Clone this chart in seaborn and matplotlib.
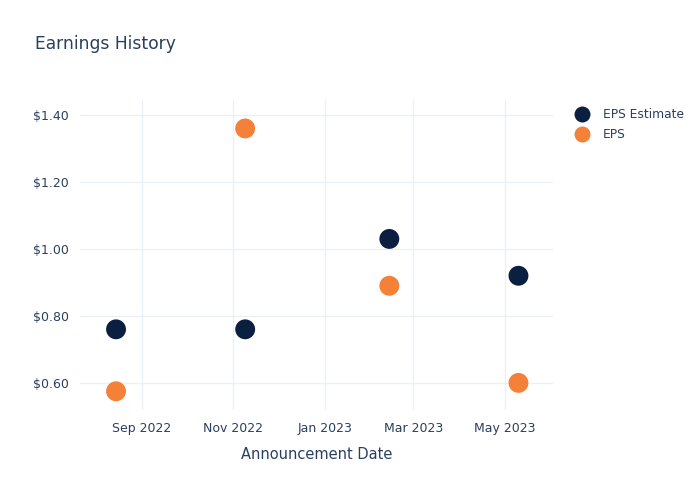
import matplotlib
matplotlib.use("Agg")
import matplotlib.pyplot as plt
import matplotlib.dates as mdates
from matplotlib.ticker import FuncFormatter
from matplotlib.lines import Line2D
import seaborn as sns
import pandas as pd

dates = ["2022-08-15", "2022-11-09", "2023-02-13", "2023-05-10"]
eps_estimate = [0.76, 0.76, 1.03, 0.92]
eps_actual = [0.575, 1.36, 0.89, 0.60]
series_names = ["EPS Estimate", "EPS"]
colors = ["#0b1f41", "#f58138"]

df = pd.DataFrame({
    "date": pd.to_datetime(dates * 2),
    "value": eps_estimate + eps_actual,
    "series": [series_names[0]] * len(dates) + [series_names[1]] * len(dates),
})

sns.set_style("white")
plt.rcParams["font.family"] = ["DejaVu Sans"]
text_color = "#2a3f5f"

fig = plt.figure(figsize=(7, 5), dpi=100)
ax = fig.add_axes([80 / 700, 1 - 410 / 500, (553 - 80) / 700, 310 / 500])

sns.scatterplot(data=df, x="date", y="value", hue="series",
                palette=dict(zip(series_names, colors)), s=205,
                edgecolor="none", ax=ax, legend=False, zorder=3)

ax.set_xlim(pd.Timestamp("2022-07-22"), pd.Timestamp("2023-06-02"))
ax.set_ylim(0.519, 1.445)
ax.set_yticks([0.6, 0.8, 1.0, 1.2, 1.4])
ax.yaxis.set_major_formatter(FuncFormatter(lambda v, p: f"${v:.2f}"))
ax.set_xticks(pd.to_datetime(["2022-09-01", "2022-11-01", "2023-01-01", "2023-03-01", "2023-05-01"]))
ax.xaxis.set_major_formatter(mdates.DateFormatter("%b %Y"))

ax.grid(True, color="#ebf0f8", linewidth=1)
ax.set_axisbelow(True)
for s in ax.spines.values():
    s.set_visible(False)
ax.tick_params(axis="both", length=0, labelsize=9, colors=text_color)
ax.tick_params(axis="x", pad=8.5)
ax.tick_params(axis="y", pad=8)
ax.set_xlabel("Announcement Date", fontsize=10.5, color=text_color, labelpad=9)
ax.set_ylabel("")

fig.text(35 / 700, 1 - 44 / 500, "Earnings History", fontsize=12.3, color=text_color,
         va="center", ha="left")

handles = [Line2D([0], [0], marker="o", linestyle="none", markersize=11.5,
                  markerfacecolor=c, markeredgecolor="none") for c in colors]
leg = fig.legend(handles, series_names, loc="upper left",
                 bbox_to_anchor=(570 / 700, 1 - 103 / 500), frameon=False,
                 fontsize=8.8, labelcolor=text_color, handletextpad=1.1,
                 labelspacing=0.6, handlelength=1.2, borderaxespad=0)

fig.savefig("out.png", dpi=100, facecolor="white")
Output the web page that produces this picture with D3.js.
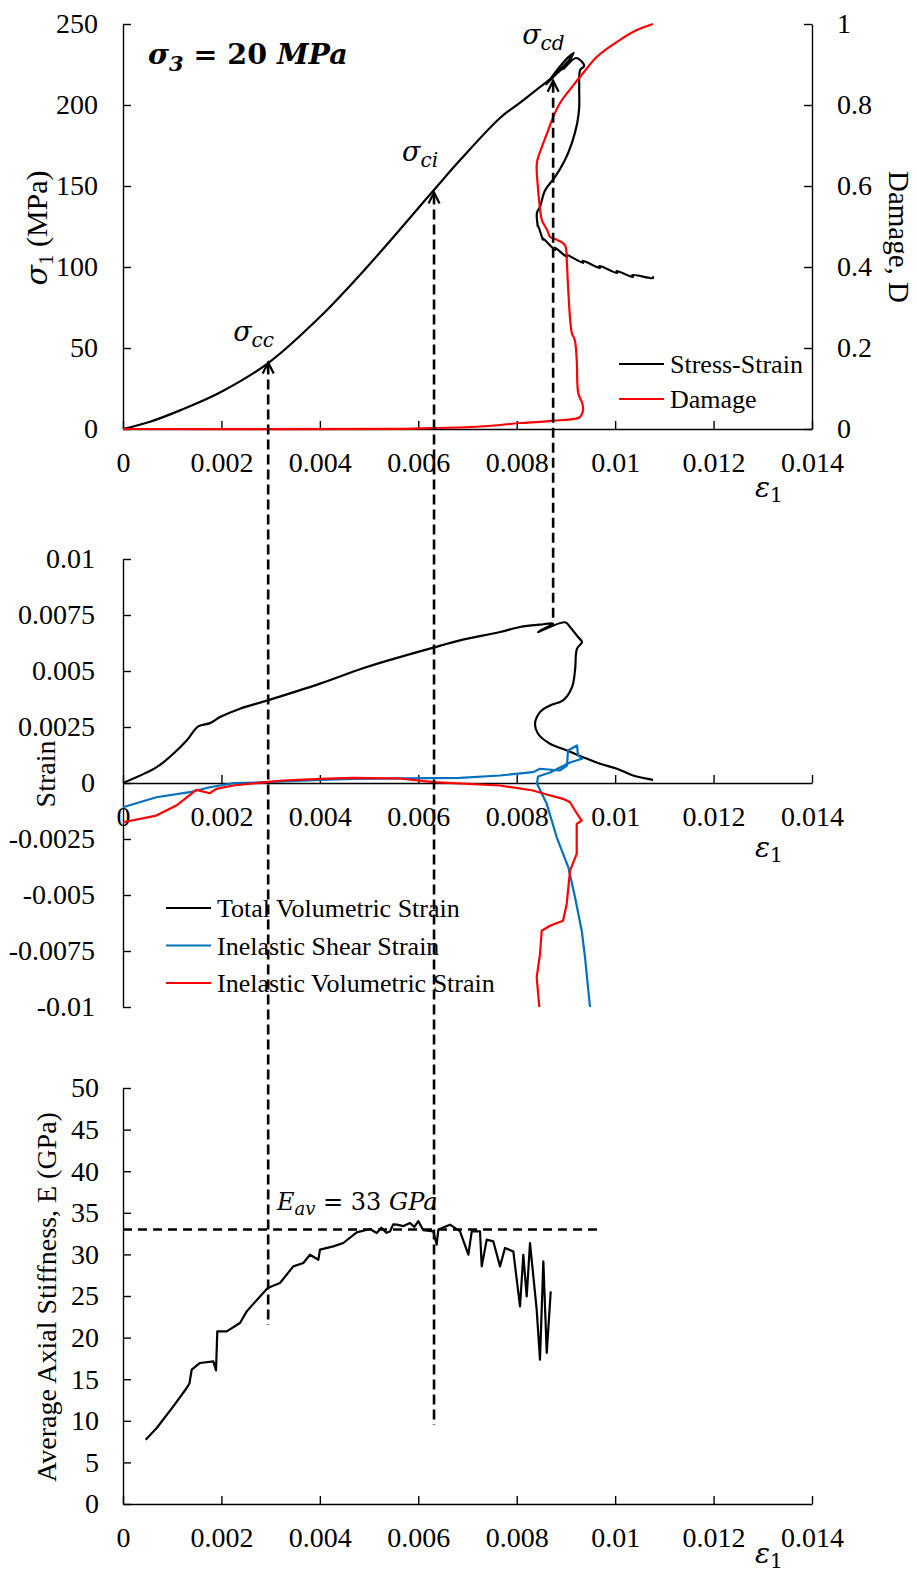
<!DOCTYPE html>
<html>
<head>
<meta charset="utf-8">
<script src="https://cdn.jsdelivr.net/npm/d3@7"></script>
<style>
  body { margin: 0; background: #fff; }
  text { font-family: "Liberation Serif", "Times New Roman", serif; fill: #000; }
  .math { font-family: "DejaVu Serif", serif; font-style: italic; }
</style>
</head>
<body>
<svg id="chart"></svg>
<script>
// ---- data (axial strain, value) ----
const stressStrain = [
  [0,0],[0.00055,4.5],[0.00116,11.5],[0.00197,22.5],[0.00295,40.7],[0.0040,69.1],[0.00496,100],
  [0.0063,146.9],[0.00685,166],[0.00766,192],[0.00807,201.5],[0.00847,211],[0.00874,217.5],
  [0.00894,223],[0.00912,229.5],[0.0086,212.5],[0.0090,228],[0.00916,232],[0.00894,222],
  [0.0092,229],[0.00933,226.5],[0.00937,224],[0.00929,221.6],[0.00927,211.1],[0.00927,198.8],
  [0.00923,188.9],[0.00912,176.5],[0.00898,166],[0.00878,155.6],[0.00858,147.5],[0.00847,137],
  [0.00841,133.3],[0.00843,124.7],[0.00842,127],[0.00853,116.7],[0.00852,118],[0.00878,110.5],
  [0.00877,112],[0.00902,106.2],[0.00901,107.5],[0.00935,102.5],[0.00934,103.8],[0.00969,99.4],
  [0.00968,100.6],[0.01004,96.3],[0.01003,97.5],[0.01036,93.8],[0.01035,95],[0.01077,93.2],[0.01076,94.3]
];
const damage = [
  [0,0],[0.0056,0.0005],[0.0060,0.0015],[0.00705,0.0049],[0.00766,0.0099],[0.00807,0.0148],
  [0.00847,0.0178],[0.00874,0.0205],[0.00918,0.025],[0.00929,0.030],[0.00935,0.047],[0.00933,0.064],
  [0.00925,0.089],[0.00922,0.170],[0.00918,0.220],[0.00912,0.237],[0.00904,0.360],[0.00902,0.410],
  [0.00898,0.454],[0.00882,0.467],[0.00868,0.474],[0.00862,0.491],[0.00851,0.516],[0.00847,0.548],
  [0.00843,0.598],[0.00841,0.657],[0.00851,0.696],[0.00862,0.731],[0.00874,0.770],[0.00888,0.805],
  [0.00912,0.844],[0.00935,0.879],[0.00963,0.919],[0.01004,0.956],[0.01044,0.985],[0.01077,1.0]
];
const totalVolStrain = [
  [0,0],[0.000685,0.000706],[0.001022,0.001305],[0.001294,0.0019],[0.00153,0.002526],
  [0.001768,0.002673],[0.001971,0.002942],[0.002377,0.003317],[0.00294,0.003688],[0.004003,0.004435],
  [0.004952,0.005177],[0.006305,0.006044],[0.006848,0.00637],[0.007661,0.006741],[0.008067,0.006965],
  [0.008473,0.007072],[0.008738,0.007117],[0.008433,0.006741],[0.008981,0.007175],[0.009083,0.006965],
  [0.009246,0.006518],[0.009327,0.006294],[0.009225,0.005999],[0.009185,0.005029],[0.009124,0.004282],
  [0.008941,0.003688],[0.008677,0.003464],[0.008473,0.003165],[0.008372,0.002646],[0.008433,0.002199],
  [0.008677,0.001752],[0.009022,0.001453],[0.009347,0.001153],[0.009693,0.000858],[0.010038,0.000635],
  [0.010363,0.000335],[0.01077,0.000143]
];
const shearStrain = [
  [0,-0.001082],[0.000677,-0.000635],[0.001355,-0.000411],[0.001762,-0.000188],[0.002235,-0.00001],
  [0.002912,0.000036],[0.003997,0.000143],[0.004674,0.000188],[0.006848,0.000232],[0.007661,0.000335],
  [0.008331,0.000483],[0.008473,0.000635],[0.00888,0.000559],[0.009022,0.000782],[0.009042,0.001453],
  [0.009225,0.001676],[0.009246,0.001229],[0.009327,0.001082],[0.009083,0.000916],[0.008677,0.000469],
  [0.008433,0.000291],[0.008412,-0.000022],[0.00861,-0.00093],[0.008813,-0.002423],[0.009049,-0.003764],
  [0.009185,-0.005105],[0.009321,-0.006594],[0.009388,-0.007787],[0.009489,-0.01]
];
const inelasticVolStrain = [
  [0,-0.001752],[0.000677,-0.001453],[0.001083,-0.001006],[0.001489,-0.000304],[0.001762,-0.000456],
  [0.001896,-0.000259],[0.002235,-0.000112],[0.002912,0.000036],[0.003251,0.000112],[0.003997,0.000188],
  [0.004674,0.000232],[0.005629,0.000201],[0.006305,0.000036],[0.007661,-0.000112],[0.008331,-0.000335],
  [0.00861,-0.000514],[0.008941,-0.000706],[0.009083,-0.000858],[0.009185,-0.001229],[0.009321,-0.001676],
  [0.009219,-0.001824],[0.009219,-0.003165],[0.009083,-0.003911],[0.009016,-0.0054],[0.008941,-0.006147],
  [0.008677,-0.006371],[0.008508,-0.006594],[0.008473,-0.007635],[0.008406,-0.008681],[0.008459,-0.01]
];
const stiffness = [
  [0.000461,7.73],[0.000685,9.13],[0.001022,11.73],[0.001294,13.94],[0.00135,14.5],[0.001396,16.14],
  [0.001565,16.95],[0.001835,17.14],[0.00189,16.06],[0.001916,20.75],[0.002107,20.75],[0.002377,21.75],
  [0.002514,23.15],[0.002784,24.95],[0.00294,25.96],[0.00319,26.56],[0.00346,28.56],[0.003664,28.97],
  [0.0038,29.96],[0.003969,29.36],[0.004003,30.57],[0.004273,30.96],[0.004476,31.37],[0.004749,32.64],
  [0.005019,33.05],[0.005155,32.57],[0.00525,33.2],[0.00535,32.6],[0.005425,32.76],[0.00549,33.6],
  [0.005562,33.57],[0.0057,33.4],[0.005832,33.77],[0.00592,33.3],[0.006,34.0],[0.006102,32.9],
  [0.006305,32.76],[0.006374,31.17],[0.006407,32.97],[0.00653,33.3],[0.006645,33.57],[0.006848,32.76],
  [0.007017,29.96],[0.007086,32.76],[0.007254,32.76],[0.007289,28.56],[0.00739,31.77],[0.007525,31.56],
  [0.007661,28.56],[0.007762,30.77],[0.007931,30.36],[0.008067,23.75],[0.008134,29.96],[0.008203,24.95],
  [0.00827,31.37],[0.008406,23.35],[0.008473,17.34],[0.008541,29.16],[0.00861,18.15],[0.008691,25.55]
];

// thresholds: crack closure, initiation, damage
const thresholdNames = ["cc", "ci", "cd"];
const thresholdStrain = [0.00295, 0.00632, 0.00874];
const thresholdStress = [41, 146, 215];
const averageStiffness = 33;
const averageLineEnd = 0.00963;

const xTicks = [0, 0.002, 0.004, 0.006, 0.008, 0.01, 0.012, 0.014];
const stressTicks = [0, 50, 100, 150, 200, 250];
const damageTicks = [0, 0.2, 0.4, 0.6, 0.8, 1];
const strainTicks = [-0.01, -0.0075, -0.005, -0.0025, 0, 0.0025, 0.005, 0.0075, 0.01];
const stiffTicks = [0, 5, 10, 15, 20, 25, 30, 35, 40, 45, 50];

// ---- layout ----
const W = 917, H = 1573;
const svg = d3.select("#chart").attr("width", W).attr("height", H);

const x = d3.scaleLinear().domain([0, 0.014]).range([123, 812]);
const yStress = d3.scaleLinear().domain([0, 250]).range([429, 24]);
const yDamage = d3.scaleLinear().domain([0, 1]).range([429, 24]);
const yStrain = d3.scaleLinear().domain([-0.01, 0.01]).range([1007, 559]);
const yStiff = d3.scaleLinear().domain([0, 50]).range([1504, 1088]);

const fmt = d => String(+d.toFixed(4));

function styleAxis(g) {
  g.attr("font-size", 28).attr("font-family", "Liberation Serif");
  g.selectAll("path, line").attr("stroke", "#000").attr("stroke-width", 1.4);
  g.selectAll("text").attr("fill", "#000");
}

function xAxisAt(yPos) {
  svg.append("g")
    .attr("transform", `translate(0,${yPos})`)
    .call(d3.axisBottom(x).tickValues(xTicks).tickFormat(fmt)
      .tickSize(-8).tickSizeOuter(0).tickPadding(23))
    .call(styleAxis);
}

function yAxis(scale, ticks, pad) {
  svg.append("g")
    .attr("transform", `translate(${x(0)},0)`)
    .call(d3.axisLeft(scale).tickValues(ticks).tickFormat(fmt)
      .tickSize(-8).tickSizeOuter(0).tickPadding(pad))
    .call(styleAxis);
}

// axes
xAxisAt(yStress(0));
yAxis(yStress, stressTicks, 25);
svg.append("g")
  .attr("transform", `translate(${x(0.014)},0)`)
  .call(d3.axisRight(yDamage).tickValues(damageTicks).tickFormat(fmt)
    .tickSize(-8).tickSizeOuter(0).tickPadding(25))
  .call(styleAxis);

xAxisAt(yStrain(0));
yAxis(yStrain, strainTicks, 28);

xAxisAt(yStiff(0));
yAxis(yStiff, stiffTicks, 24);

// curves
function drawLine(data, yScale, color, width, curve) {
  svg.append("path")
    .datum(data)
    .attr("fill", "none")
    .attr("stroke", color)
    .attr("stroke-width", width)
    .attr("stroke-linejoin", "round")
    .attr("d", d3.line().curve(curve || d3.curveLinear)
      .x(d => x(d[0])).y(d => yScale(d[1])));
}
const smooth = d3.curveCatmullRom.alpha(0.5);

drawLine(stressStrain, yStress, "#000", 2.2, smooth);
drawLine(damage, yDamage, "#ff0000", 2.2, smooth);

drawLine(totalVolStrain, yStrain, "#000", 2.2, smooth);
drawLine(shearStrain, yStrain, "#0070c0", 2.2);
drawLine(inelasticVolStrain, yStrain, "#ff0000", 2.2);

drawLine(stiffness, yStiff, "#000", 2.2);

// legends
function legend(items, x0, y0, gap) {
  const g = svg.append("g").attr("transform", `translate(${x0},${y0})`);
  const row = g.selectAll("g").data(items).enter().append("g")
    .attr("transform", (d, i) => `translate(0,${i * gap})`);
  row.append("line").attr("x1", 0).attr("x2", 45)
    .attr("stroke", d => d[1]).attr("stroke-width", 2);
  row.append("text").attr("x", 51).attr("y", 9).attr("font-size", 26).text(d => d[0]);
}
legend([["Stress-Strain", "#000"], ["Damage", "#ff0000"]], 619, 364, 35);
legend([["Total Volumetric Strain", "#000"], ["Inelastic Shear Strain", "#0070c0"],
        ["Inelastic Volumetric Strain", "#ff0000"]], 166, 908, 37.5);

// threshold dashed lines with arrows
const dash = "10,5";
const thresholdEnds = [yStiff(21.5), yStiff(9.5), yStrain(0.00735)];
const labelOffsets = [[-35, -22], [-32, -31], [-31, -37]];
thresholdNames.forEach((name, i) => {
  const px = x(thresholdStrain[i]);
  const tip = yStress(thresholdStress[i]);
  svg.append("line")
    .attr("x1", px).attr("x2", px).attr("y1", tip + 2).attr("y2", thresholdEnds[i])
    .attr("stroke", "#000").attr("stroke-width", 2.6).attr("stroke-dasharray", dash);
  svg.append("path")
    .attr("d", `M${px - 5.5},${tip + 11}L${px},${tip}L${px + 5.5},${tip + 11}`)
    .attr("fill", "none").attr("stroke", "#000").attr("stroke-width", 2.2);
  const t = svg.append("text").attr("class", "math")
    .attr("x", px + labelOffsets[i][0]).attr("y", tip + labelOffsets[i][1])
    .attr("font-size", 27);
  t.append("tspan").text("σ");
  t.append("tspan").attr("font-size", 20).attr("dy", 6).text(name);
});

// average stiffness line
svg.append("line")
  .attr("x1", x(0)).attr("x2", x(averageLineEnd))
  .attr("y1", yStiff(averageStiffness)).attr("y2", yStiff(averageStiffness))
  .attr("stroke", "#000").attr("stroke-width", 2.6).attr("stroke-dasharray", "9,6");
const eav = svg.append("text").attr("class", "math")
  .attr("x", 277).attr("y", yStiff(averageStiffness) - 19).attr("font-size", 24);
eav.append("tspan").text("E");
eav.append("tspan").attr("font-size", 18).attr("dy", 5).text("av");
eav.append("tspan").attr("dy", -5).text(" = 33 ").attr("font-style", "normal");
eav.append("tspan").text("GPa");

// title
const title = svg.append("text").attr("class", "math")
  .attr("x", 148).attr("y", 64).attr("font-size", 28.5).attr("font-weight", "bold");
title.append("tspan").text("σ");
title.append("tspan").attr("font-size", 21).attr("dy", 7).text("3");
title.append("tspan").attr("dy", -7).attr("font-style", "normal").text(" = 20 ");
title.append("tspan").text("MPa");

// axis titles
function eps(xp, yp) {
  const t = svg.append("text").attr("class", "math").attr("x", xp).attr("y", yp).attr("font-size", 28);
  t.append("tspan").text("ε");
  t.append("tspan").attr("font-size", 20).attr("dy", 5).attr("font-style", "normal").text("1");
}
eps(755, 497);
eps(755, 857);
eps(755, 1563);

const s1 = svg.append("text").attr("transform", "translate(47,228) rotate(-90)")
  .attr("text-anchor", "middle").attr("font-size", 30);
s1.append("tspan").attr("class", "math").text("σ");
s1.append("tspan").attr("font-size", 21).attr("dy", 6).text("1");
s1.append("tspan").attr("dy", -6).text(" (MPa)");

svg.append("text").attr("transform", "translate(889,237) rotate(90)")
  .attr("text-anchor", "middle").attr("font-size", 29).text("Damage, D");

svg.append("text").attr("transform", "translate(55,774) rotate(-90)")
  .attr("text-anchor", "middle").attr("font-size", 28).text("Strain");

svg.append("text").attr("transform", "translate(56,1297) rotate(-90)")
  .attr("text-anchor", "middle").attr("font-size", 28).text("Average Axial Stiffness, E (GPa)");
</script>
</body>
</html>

**********

[To be done] Give the number of lines in the listing above that hold the string "seaborn", with nothing else.

[Task response] 2